アメリカのIT産業に勤める親は 子どもをスマホから離す
アメリカのIT産業に勤める親は、ベビーシッターを採用する際に「ノースクリーン契約」をすると言います。子どもの前でスマホやタブレット、コンピュータ、テレビを一切つけない約束です。スマホに関わる仕事をしている親ほど、子どもをスマホから引き離そうと必死なのです。アップル創業者のスティーブ・ジョブズ氏が、わが子にスマホやタブレットを使わせなかった話は有名です。
最近のアメリカの心理学研究では、2~3歳の頃にスクリーンをよく見ている子どもは、その後の運動能力やコミュニケーション能力の発達に問題が生じる傾向があるという報告があります。一方、専門家の間には、テレビやYouTubeの中でもストーリー性のある映像は、子どもの国語読解力の基となる、映像読解力が身につくとの意見もあります。

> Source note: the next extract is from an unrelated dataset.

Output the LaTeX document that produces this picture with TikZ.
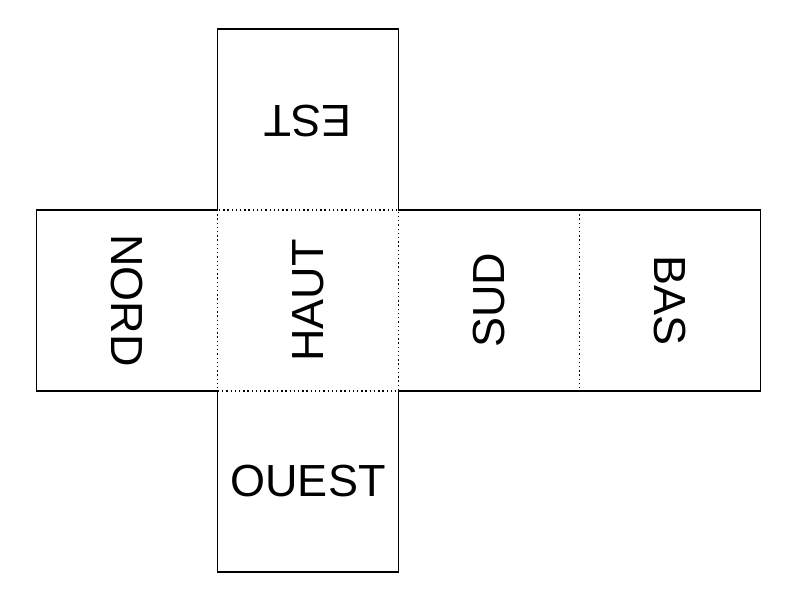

たとえば、子どもは映像を見て「のび太は悔しくて泣いているんだな」「きっとプーさんは喜ぶぞ」というように、ストーリーを理解し、登場人物の気持ちを推測し、次の展開を予測します。
スマホの映像は、子どもの言葉と社会性の発達のツールにもなるのです。
スマホをいつから、 どのくらい使わせる?
今の時代、スマホを全く見ない生活を子どもにさせるのは難しいでしょう。しかし、長時間使わせることの害が大きいのも事実です。スマホの害を避けつつ子どもの発達にプラスにするには、計画的に使わせることが必要です。
スマホを渡す時期は、5歳以降が適切だと思います。2歳頃からスマホを見ている子どもは、ぐずればスマホが手に入ることを学習しているケースが多く、長時間使いがち。スマホ中毒の第一段階です。5歳まではテレビを見せるといいでしょう。スマホはどこでも見ることができますが、テレビはその前にいないと見られません。
また、映像の見過ぎは子どもの思考を受け身にし、考える力が伸びなくなります。健康のために子どものお菓子を制限するように、スマホを使う時間も制限しましょう。子どもが頭を働かせて映像を見るのは、1日に1~2時間くらいまで。それ以上は、映像が目の前を流れていくだけになります。良質なストーリー映像を選び、見た後に親子で感想を話すと、映像の理解が深まります。
パパやママの価値観も伝えることができ、スマホが家庭教育のツールとしても活躍してくれますよ。